School Grounds Planes Following Loss Of Co-Owner
Kemper Aviation, based at Lantana
Airport in south Florida, is at the center of federal
investigations into three fatal accidents in less than six months,
which have killed eight people. The National Transportation Safety
Board is expected to publish probable cause reports about a year
after each accident, and the FAA is conducting a review of the
school's maintenance operation on no particular timetable.
Now, the Associated Press reports two South Florida congressmen
want FAA action against the school immediately. US Representatives
Ron Klein of Boca Raton and Robert Wexler of Delray Beach, both
Democrats, want the FAA to prioritize its review of Kemper
"On its face, with all these accidents, common sense would tell
you this company has some problems and something is wrong," said
Klein, in asking for the expedited investigation. Wexler added the
string of accidents sounded "preventable."
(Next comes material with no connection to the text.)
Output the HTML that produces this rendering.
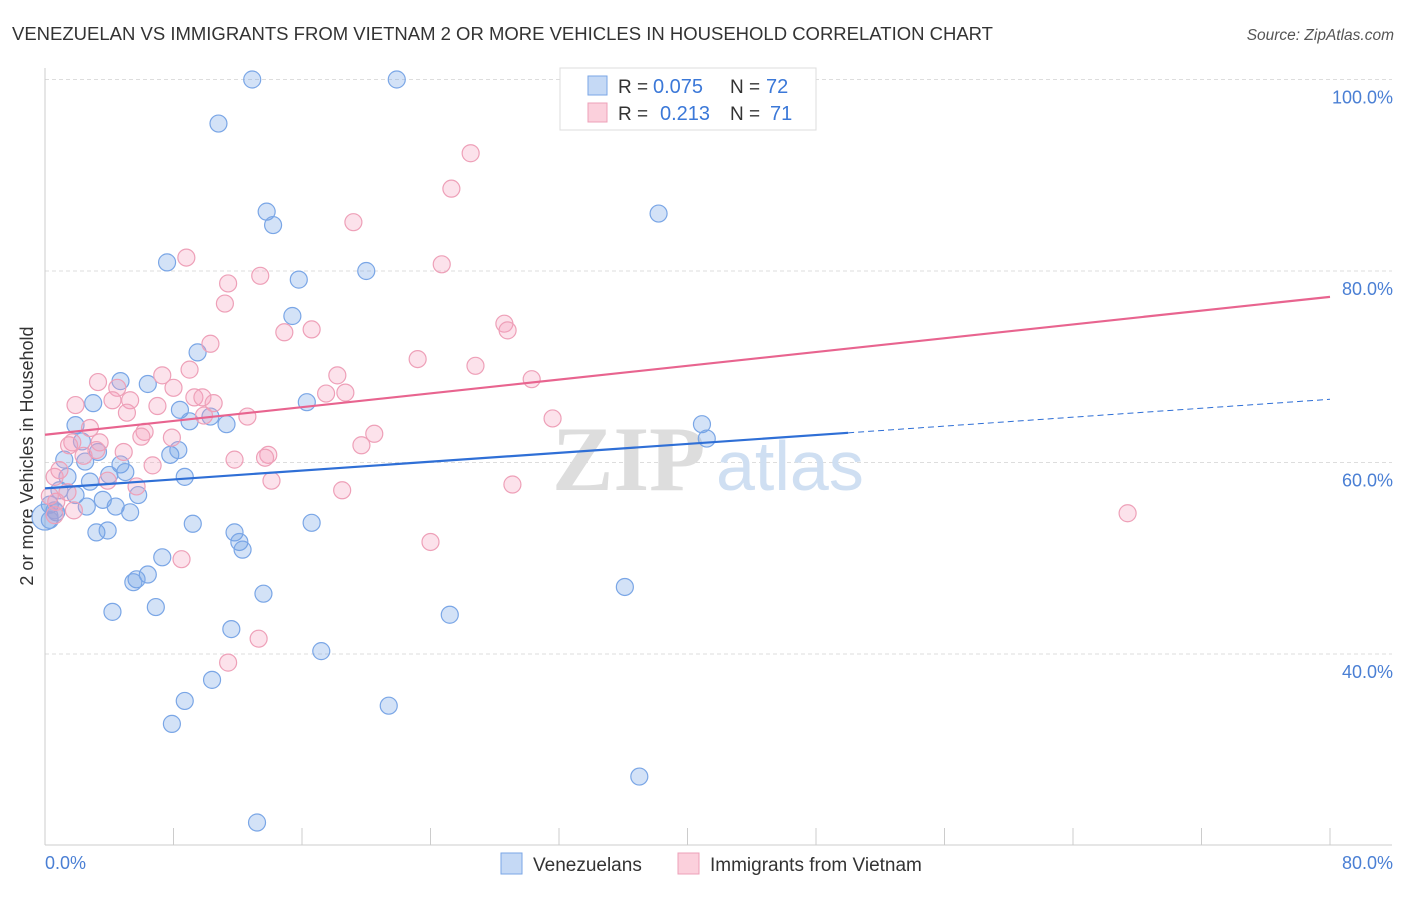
<!DOCTYPE html>
<html><head><meta charset="utf-8"><style>
body{margin:0;background:#fff;width:1406px;height:892px;overflow:hidden;font-family:"Liberation Sans",sans-serif}
</style></head><body>
<svg width="1406" height="892" xmlns="http://www.w3.org/2000/svg">
<text x="12" y="40" font-size="18.5" fill="#333">VENEZUELAN VS IMMIGRANTS FROM VIETNAM 2 OR MORE VEHICLES IN HOUSEHOLD CORRELATION CHART</text>
<text x="1394" y="40" font-size="15.5" fill="#555" font-style="italic" text-anchor="end">Source: ZipAtlas.com</text>
<g id="grid"></g>
<g><text x="552" y="490" font-size="92" fill="#ddd" font-family="Liberation Serif,serif" font-weight="bold">ZIP</text><text x="716" y="490" font-size="70" fill="#cfdff2">atlas</text></g>
<line x1="45" y1="68" x2="45" y2="845" stroke="#ccc"/>
<line x1="45" y1="845" x2="1392" y2="845" stroke="#ccc"/>
<g id="ticks"></g>
<text transform="translate(33,456) rotate(-90)" font-size="18" fill="#333" text-anchor="middle">2 or more Vehicles in Household</text>
<text x="45" y="869" font-size="18" fill="#4a7fd4">0.0%</text>
<text x="1393" y="869" font-size="18" fill="#4a7fd4" text-anchor="end">80.0%</text>
<g id="pts"></g>
<g id="lines"></g>
<g>
<rect x="560" y="68" width="256" height="62" fill="#fff" stroke="#ddd"/>
<rect x="588" y="76" width="19" height="19" fill="#c5d9f5" stroke="#7aa6e6"/>
<rect x="588" y="103" width="19" height="19" fill="#fbd0dc" stroke="#eea0b8"/>
<text x="618" y="93" font-size="19" fill="#333">R =</text>
<text x="653" y="93" font-size="20" fill="#3b78d8">0.075</text>
<text x="730" y="93" font-size="19" fill="#333">N =</text>
<text x="766" y="93" font-size="20" fill="#3b78d8">72</text>
<text x="618" y="120" font-size="19" fill="#333">R =</text>
<text x="660" y="120" font-size="20" fill="#3b78d8">0.213</text>
<text x="730" y="120" font-size="19" fill="#333">N =</text>
<text x="770" y="120" font-size="20" fill="#3b78d8">71</text>
</g>
<g>
<rect x="501" y="853" width="21" height="21" fill="#c5d9f5" stroke="#7aa6e6"/>
<text x="533" y="871" font-size="19" fill="#333">Venezuelans</text>
<rect x="678" y="853" width="21" height="21" fill="#fbd0dc" stroke="#eea0b8"/>
<text x="710" y="871" font-size="19" fill="#333">Immigrants from Vietnam</text>
</g>
</svg>
<script>
const yTicks=[100,80,60,40];
const xTickVals=[0,8,16,24,32,40,48,56,64,72,80];
const blueX=[12.9,21.9,10.8,13.8,14.2,38.2,7.6,15.8,20.0,15.4,9.5,4.7,6.4,3.0,8.4,16.3,9.0,10.3,11.3,1.9,2.3,7.8,8.3,3.3,1.2,4.7,2.5,5.0,4.0,8.7,2.8,1.4,0.9,1.9,3.6,5.8,2.6,4.4,5.3,0.3,0.7,0.0,3.2,3.9,9.2,11.8,12.1,12.3,16.6,7.3,6.4,5.7,5.5,4.2,6.9,13.6,11.6,25.2,36.1,17.2,10.4,8.7,7.9,21.4,37.0,13.2,40.9,41.2,0.6,0.3];
const blueY=[100.0,100.0,95.4,86.2,84.8,86.0,80.9,79.1,80.0,75.3,71.5,68.5,68.2,66.2,65.5,66.3,64.3,64.8,64.0,63.9,62.2,60.8,61.3,61.1,60.3,59.8,60.1,59.0,58.7,58.5,58.0,58.5,57.1,56.6,56.1,56.6,55.4,55.4,54.8,55.6,54.8,54.3,52.7,52.9,53.6,52.7,51.7,50.9,53.7,50.1,48.3,47.8,47.5,44.4,44.9,46.3,42.6,44.1,47.0,40.3,37.3,35.1,32.7,34.6,27.2,22.4,64.0,62.5,55.0,54.0];
const pinkX=[26.5,25.3,19.2,8.8,24.7,13.4,11.4,11.2,16.6,14.9,28.6,28.8,10.3,23.2,26.8,18.2,9.0,7.3,4.5,4.2,5.3,8.0,9.3,9.8,10.5,18.7,17.5,30.3,1.9,7.0,5.1,12.6,9.9,31.6,2.8,6.2,6.0,7.9,1.7,3.4,1.5,20.5,19.7,2.4,4.9,13.9,13.7,11.8,6.7,0.6,3.9,14.1,5.7,1.4,29.1,18.5,0.7,1.8,0.6,24.0,8.5,67.4,11.4,13.3,0.3,0.9,3.2,3.3];
const pinkY=[92.3,88.6,85.1,81.4,80.7,79.5,78.7,76.6,73.9,73.6,74.5,73.8,72.4,70.8,70.1,69.1,69.7,69.1,67.8,66.5,66.5,67.8,66.8,66.8,66.2,67.3,67.2,68.7,66.0,65.9,65.2,64.8,64.9,64.6,63.6,63.2,62.7,62.6,62.1,62.1,61.8,63.0,61.8,60.7,61.1,60.8,60.5,60.3,59.7,58.5,58.1,58.1,57.5,56.9,57.7,57.1,55.9,55.0,54.5,51.7,49.9,54.7,39.1,41.6,56.5,59.2,61.3,68.4];
const blueTrend=[57.3,63.1,66.6];
const pinkTrend=[62.9,77.3];
const X=v=>45+v*(1285/80);
const Y=v=>79.5+(100-v)*9.575;
const NS='http://www.w3.org/2000/svg';
function mk(t,a,p){const e=document.createElementNS(NS,t);for(const k in a)e.setAttribute(k,a[k]);p.appendChild(e);return e;}
const grid=document.getElementById('grid');
yTicks.forEach(t=>{
 const l=mk('line',{x1:45,x2:1392,y1:Y(t),y2:Y(t),stroke:'#ddd','stroke-dasharray':'4,3'},grid);
 
 
 const tx=mk('text',{x:1393,y:Y(t)+24,'font-size':18,fill:'#4a7fd4','text-anchor':'end'},grid);
 tx.textContent=t.toFixed(1)+'%';
 
 
});
const tk=document.getElementById('ticks');
xTickVals.forEach(v=>{
 const l=mk('line',{x1:X(v),x2:X(v),y1:828,y2:845,stroke:'#ccc'},tk);
 
 
});
const pts=document.getElementById('pts');
blueX.forEach((x,i)=>{
 const c=mk('circle',{cx:X(x),cy:Y(blueY[i]),r:(x===0?13:8.5),fill:'rgba(110,160,230,0.3)',stroke:'#7aa6e6','stroke-width':1.2},pts);
 
 
});
pinkX.forEach((x,i)=>{
 const c=mk('circle',{cx:X(x),cy:Y(pinkY[i]),r:8.5,fill:'rgba(245,160,190,0.3)',stroke:'#eea0b8','stroke-width':1.2},pts);
 
 
});
const ln=document.getElementById('lines');
let l1=mk('line',{x1:X(0),y1:Y(blueTrend[0]),x2:X(50),y2:Y(blueTrend[1]),stroke:'#2f6fd6','stroke-width':2.2},ln);


let l2=mk('line',{x1:X(50),y1:Y(blueTrend[1]),x2:X(80),y2:Y(blueTrend[2]),stroke:'#2f6fd6','stroke-width':1,'stroke-dasharray':'6,4'},ln);


let l3=mk('line',{x1:X(0),y1:Y(pinkTrend[0]),x2:X(80),y2:Y(pinkTrend[1]),stroke:'#e8648f','stroke-width':2.2},ln);


</script>
</body></html>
The school is one of the busiest in the nation, yet has
accumulated only three maintenance-related citations from the FAA
in its entire 18-year history -- suggesting the recent fatalities
could be nothing more than a statistical cluster.
After fatal crashes this past October and December, however, a
few current and former students and instructors complained Kemper's
planes were poorly maintained.
If the FAA determines faulty maintenance played a role in the
accidents, it could impose penalties ranging from warnings, to
stiff fines, all the way up to ordering the school shut down.
That may all be moot point. The latest accident, on Thursday,
killed four people, including Jeff Rozelle, co-owner of Kemper
AP reports it was told by a spokesperson the school has grounded
all its planes until further notice.